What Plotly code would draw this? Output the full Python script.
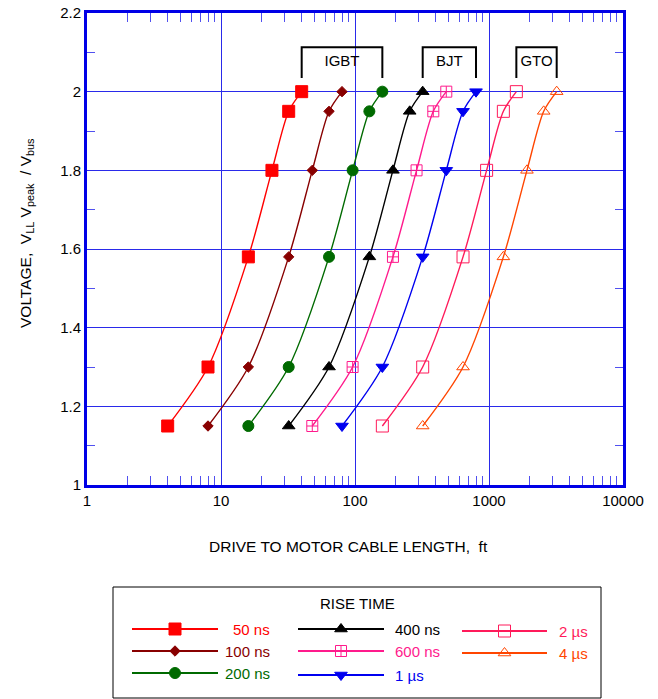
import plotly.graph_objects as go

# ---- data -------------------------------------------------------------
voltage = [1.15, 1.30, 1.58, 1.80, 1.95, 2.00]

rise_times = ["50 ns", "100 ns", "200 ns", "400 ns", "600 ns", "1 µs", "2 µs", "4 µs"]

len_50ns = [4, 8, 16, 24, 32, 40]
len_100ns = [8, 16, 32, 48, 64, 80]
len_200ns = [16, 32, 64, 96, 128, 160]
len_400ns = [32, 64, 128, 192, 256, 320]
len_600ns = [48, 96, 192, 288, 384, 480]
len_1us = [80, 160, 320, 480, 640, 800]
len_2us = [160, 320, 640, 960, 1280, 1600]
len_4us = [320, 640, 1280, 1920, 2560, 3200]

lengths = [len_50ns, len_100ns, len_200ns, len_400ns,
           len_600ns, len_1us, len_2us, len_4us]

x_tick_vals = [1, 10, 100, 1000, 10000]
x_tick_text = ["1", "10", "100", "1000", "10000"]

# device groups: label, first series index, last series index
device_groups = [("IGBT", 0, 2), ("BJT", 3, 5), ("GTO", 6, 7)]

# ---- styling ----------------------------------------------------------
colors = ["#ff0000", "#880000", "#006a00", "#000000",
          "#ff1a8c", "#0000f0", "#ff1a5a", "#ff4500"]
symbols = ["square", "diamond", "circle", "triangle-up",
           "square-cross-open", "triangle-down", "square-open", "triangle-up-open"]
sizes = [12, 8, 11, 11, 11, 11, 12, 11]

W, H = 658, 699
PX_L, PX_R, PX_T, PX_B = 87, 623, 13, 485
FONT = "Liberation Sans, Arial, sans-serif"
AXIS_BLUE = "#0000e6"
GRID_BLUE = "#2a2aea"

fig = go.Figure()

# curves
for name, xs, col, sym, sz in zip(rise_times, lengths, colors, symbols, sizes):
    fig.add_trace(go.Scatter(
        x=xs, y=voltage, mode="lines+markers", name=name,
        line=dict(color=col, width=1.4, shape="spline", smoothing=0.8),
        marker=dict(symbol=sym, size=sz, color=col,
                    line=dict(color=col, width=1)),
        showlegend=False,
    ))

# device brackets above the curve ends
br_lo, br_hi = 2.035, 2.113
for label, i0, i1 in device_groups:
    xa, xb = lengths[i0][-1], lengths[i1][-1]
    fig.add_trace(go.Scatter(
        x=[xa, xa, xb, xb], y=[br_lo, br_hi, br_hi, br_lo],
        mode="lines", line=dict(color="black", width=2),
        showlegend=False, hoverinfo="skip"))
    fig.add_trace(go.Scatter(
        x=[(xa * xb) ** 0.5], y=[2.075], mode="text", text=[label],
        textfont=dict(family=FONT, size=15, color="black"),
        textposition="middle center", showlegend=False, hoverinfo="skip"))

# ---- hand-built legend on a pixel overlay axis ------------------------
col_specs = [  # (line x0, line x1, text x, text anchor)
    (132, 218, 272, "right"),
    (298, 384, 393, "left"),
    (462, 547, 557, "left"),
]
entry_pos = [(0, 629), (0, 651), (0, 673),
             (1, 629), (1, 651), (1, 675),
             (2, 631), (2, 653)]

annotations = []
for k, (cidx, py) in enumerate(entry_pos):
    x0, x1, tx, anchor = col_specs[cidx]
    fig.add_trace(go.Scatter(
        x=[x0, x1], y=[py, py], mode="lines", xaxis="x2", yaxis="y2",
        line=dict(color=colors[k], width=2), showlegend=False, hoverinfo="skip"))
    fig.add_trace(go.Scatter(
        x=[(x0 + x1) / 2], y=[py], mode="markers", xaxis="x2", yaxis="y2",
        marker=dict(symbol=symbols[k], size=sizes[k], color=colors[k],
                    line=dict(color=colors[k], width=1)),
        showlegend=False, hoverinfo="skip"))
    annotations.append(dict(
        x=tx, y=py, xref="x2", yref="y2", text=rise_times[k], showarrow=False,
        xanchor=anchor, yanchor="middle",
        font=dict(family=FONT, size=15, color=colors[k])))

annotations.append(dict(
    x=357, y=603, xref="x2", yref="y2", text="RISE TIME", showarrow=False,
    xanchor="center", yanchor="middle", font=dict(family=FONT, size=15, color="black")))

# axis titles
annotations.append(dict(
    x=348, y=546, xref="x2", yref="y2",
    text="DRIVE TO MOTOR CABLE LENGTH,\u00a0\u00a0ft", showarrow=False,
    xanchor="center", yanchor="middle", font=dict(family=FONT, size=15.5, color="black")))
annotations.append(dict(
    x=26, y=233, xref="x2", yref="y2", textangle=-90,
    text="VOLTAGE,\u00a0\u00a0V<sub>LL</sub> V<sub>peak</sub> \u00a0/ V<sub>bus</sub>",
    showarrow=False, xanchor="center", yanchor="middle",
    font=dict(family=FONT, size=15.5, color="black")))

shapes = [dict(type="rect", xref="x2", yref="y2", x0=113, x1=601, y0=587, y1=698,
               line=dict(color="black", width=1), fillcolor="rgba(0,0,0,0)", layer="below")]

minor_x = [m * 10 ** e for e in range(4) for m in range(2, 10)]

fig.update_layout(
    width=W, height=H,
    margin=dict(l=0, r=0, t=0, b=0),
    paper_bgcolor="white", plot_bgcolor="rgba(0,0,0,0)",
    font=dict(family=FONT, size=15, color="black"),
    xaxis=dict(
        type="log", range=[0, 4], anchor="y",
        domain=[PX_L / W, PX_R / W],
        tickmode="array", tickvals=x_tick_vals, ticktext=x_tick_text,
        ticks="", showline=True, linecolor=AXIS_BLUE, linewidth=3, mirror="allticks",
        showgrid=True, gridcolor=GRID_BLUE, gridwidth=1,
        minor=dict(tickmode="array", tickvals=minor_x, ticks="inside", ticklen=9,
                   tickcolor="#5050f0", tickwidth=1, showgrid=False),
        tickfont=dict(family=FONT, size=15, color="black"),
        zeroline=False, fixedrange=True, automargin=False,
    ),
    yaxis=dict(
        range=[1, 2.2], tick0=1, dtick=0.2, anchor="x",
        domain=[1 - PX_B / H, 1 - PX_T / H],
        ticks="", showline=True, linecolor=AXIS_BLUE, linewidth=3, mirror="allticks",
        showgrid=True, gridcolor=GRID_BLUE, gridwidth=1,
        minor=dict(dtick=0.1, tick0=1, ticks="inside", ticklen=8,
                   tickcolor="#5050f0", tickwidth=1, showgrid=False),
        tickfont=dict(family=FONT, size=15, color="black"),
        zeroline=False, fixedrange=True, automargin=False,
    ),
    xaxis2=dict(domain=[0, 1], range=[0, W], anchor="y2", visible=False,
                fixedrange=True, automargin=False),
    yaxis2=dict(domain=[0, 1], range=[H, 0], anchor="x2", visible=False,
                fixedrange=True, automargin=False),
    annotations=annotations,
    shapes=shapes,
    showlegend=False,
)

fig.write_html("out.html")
*-*-*
◆ EXERCISE ◆
Omit every picture, then reproduce the rest of the listing exactly.

◆ ANSWER IN FULL ◆
What Plotly code would draw this? Output the full Python script.
import plotly.graph_objects as go

# ---- data -------------------------------------------------------------
voltage = [1.15, 1.30, 1.58, 1.80, 1.95, 2.00]

rise_times = ["50 ns", "100 ns", "200 ns", "400 ns", "600 ns", "1 µs", "2 µs", "4 µs"]

len_50ns = [4, 8, 16, 24, 32, 40]
len_100ns = [8, 16, 32, 48, 64, 80]
len_200ns = [16, 32, 64, 96, 128, 160]
len_400ns = [32, 64, 128, 192, 256, 320]
len_600ns = [48, 96, 192, 288, 384, 480]
len_1us = [80, 160, 320, 480, 640, 800]
len_2us = [160, 320, 640, 960, 1280, 1600]
len_4us = [320, 640, 1280, 1920, 2560, 3200]

lengths = [len_50ns, len_100ns, len_200ns, len_400ns,
           len_600ns, len_1us, len_2us, len_4us]

x_tick_vals = [1, 10, 100, 1000, 10000]
x_tick_text = ["1", "10", "100", "1000", "10000"]

# device groups: label, first series index, last series index
device_groups = [("IGBT", 0, 2), ("BJT", 3, 5), ("GTO", 6, 7)]

# ---- styling ----------------------------------------------------------
colors = ["#ff0000", "#880000", "#006a00", "#000000",
          "#ff1a8c", "#0000f0", "#ff1a5a", "#ff4500"]
symbols = ["square", "diamond", "circle", "triangle-up",
           "square-cross-open", "triangle-down", "square-open", "triangle-up-open"]
sizes = [12, 8, 11, 11, 11, 11, 12, 11]

W, H = 658, 699
PX_L, PX_R, PX_T, PX_B = 87, 623, 13, 485
FONT = "Liberation Sans, Arial, sans-serif"
AXIS_BLUE = "#0000e6"
GRID_BLUE = "#2a2aea"

fig = go.Figure()

# curves
for name, xs, col, sym, sz in zip(rise_times, lengths, colors, symbols, sizes):
    fig.add_trace(go.Scatter(
        x=xs, y=voltage, mode="lines+markers", name=name,
        line=dict(color=col, width=1.4, shape="spline", smoothing=0.8),
        marker=dict(symbol=sym, size=sz, color=col,
                    line=dict(color=col, width=1)),
        showlegend=False,
    ))

# device brackets above the curve ends
br_lo, br_hi = 2.035, 2.113
for label, i0, i1 in device_groups:
    xa, xb = lengths[i0][-1], lengths[i1][-1]
    fig.add_trace(go.Scatter(
        x=[xa, xa, xb, xb], y=[br_lo, br_hi, br_hi, br_lo],
        mode="lines", line=dict(color="black", width=2),
        showlegend=False, hoverinfo="skip"))
    fig.add_trace(go.Scatter(
        x=[(xa * xb) ** 0.5], y=[2.075], mode="text", text=[label],
        textfont=dict(family=FONT, size=15, color="black"),
        textposition="middle center", showlegend=False, hoverinfo="skip"))

# ---- hand-built legend on a pixel overlay axis ------------------------
col_specs = [  # (line x0, line x1, text x, text anchor)
    (132, 218, 272, "right"),
    (298, 384, 393, "left"),
    (462, 547, 557, "left"),
]
entry_pos = [(0, 629), (0, 651), (0, 673),
             (1, 629), (1, 651), (1, 675),
             (2, 631), (2, 653)]

annotations = []
for k, (cidx, py) in enumerate(entry_pos):
    x0, x1, tx, anchor = col_specs[cidx]
    fig.add_trace(go.Scatter(
        x=[x0, x1], y=[py, py], mode="lines", xaxis="x2", yaxis="y2",
        line=dict(color=colors[k], width=2), showlegend=False, hoverinfo="skip"))
    fig.add_trace(go.Scatter(
        x=[(x0 + x1) / 2], y=[py], mode="markers", xaxis="x2", yaxis="y2",
        marker=dict(symbol=symbols[k], size=sizes[k], color=colors[k],
                    line=dict(color=colors[k], width=1)),
        showlegend=False, hoverinfo="skip"))
    annotations.append(dict(
        x=tx, y=py, xref="x2", yref="y2", text=rise_times[k], showarrow=False,
        xanchor=anchor, yanchor="middle",
        font=dict(family=FONT, size=15, color=colors[k])))

annotations.append(dict(
    x=357, y=603, xref="x2", yref="y2", text="RISE TIME", showarrow=False,
    xanchor="center", yanchor="middle", font=dict(family=FONT, size=15, color="black")))

# axis titles
annotations.append(dict(
    x=348, y=546, xref="x2", yref="y2",
    text="DRIVE TO MOTOR CABLE LENGTH,\u00a0\u00a0ft", showarrow=False,
    xanchor="center", yanchor="middle", font=dict(family=FONT, size=15.5, color="black")))
annotations.append(dict(
    x=26, y=233, xref="x2", yref="y2", textangle=-90,
    text="VOLTAGE,\u00a0\u00a0V<sub>LL</sub> V<sub>peak</sub> \u00a0/ V<sub>bus</sub>",
    showarrow=False, xanchor="center", yanchor="middle",
    font=dict(family=FONT, size=15.5, color="black")))

shapes = [dict(type="rect", xref="x2", yref="y2", x0=113, x1=601, y0=587, y1=698,
               line=dict(color="black", width=1), fillcolor="rgba(0,0,0,0)", layer="below")]

minor_x = [m * 10 ** e for e in range(4) for m in range(2, 10)]

fig.update_layout(
    width=W, height=H,
    margin=dict(l=0, r=0, t=0, b=0),
    paper_bgcolor="white", plot_bgcolor="rgba(0,0,0,0)",
    font=dict(family=FONT, size=15, color="black"),
    xaxis=dict(
        type="log", range=[0, 4], anchor="y",
        domain=[PX_L / W, PX_R / W],
        tickmode="array", tickvals=x_tick_vals, ticktext=x_tick_text,
        ticks="", showline=True, linecolor=AXIS_BLUE, linewidth=3, mirror="allticks",
        showgrid=True, gridcolor=GRID_BLUE, gridwidth=1,
        minor=dict(tickmode="array", tickvals=minor_x, ticks="inside", ticklen=9,
                   tickcolor="#5050f0", tickwidth=1, showgrid=False),
        tickfont=dict(family=FONT, size=15, color="black"),
        zeroline=False, fixedrange=True, automargin=False,
    ),
    yaxis=dict(
        range=[1, 2.2], tick0=1, dtick=0.2, anchor="x",
        domain=[1 - PX_B / H, 1 - PX_T / H],
        ticks="", showline=True, linecolor=AXIS_BLUE, linewidth=3, mirror="allticks",
        showgrid=True, gridcolor=GRID_BLUE, gridwidth=1,
        minor=dict(dtick=0.1, tick0=1, ticks="inside", ticklen=8,
                   tickcolor="#5050f0", tickwidth=1, showgrid=False),
        tickfont=dict(family=FONT, size=15, color="black"),
        zeroline=False, fixedrange=True, automargin=False,
    ),
    xaxis2=dict(domain=[0, 1], range=[0, W], anchor="y2", visible=False,
                fixedrange=True, automargin=False),
    yaxis2=dict(domain=[0, 1], range=[H, 0], anchor="x2", visible=False,
                fixedrange=True, automargin=False),
    annotations=annotations,
    shapes=shapes,
    showlegend=False,
)

fig.write_html("out.html")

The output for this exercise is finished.